Das heißt, dass vor allem autoritäre Staaten den Zugang zu sozialen Netzen blockieren, das Internet drosseln oder sogar ganz abschalten, um unliebsame Berichterstattung und Proteste zu unterdrücken. Ein Phänomen, von dem wir in der westlichen Welt erstaunlich wenig mitbekommen.

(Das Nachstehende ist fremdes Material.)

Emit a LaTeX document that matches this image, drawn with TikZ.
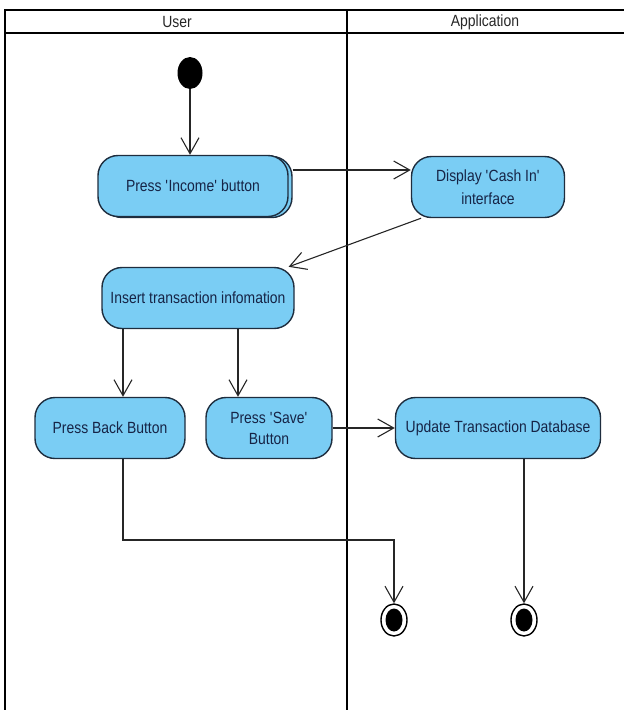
\documentclass[tikz,border=0pt]{standalone}
\usepackage{fontspec}
\setmainfont{Liberation Sans}
\newfontfamily\umlfont{Liberation Sans}[FakeStretch=0.86]
\usepackage{tikz}
\usetikzlibrary{arrows.meta}
\usetikzlibrary{shapes.geometric,positioning}
\definecolor{actfill}{RGB}{122,205,244}
\definecolor{actline}{RGB}{30,45,62}
\definecolor{acttext}{RGB}{22,36,70}
\newcommand{\tq}{\textquotesingle}
\tikzset{
  action/.style={draw=actline, line width=1.4pt, fill=actfill, rounded corners=20pt,
    text=acttext, align=center, inner sep=0pt, minimum height=61pt,
    font=\umlfont\fontsize{16.2}{23}\selectfont},
  flow/.style={draw=black!85, line width=1.1pt, -{Straight Barb[length=16pt,width=18pt]}},
  lane/.style={line width=2.6pt},
  startdot/.style={ellipse, fill=black, minimum width=25pt, minimum height=32pt, inner sep=0pt},
  endring/.style={ellipse, draw=black, line width=1.4pt, fill=white, minimum width=26pt, minimum height=32pt, inner sep=0pt},
  enddot/.style={ellipse, fill=black, minimum width=17pt, minimum height=23pt, inner sep=0pt},
  lanehead/.style={font=\umlfont\fontsize{16.2}{18}\selectfont, text=black!85}
}

\begin{document}
\begin{tikzpicture}[x=1pt, y=-1pt]
\useasboundingbox (0,0) rectangle (624,710);
\draw[line width=2pt] (5,10) -- (624,10);
\draw[lane] (5,33) -- (624,33);
\draw[lane] (5,9) -- (5,710);
\draw[lane] (347,9) -- (347,710);
\node[lanehead] (userlane) at (177,22) {User};
\node[lanehead] (applane) at (485,22) {Application};

\node[startdot] (start) at (190,73) {};
\node[action, minimum width=190pt] (incomeback) at (197,187) {};
\node[action, minimum width=190pt] (income) at (193,186) {Press \tq Income\tq{} button};
\node[action, minimum width=153pt] (display) at (488,187) {Display \tq Cash In\tq\\interface};
\node[action, minimum width=192pt] (insert) at (198,298) {Insert transaction infomation};
\node[action, minimum width=150pt] (back) at (110,428) {Press Back Button};
\node[action, minimum width=126pt, font=\umlfont\fontsize{16.2}{21}\selectfont] (save) at (269,428) {Press \tq Save\tq\\Button};
\node[action, minimum width=205pt] (update) at (498,428) {Update Transaction Database};
\node[endring] (end1) at (394,620) {};
\node[enddot] (dot1) at (end1) {};
\node[endring] (end2) at (524,620) {};
\node[enddot] (dot2) at (end2) {};

\coordinate (row1) at (0,170);
\coordinate (bk) at (123,540);
\coordinate (sv) at (238,540);
\draw[flow] (start) -- (start |- income.north);
\draw[flow] (row1 -| incomeback.east) -- (row1 -| display.west);
\draw[flow] (display.205) -- (insert.19);
\draw[flow] (bk |- insert.south) -- (bk |- back.north);
\draw[flow] (sv |- insert.south) -- (sv |- save.north);
\draw[flow] (save.east) -- (update.west);
\draw[flow] (bk |- back.south) -- (bk) -| (end1.north);
\draw[flow] (end2 |- update.south) -- (end2.north);
\end{tikzpicture}
\end{document}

Weit mehr als ein Zensurwerkzeug
"Access Now hat 2019 mehr als 213 Teil- und Vollshutdowns dokumentiert. Manche dauerten nur Stunden. Andere Monate. Wenn Sie noch nichts über den dramatischen Anstieg von Internet-Shutdowns auf der ganzen Welt gehört haben, dann dürfte das daran liegen, dass sie sehr effektiv darin sind, ihr Ziel durchzusetzen."
Die Internetaktivistin Felicia Anthonio ist die Moderatorin des Podcasts. Sie macht deutlich, wie wichtig Shutdowns als Zensurwerkzeug für autoritäre Regierungen wie in Myanmar oder dem Sudan geworden sind. Ein Extrembeispiel, das in dem Podcast genannt wird, ist die Region Wana in Pakistan.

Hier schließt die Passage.